Sweden’s the Soundtrack of Our Lives is that rarest of all beasts — retro, but without any of the smirking post-modern attitude that gives so many ’60s and ’70s revivalists their self-satisfied, brittle post-graduate superiority. At the Troubadour, TSOOL played it so straight-faced and earnest you could call them Rip Band Winkle, who fell asleep in the studio around 1968, woke up some 30 years later and picked up where they left off.
Robe-wearing frontman Ebbot Lundberg, looking like a garden gnome-turned-cult leader, opened the nearly two-hour set (including two encores) singing, “I believe I found a better way to satisfy you,” and ended the night howling from the lighting scaffold.

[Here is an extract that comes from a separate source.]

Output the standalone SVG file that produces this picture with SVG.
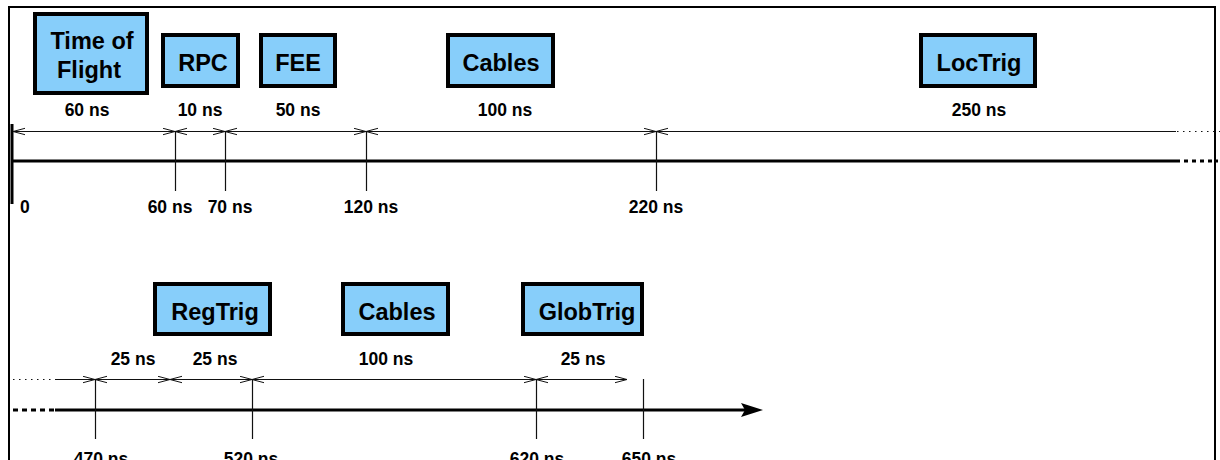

In between, guitarist Ian Person played a solo behind his back during “Dow Jones Syndrome,” drummer Fredrik Sandsten tossed his sticks into the air and the band created a swirling, throbbing hypnotic assault.
They flirt with the edge of parody, with lyrics welcoming the aud “to your future” and bemoaning a “21st Century Ripoff.” But they never let down their guard, sounding like a more professional version of the garage bands who were collected on the “Nuggets” and “Pebbles” collections, combining the snotty attitude of the Rolling Stones with a hormone-driven psychedelia.
The songs previewed from their upcoming Universal release “Origins: Volume 1” (due in March) draw from the same rich vein as 2002’s “Behind the Music.” You could pick off the influences of their songs (mid-’60s Stones, pre-“Tommy” Who, Syd Barrett-led Pink Floyd and the brooding, messianic decadence of the Doors and the Stooges) like ducks in a shooting gallery, but that seems almost beside the point.
Soundtrack of Our Lives may be revivalists, but they never lapse into slavish imitation. It’s a fresh interpretation of a style that could easily turn stale.
The Soundtrack of Our Lives return to Los Angeles April 2 with a show at the Avalon.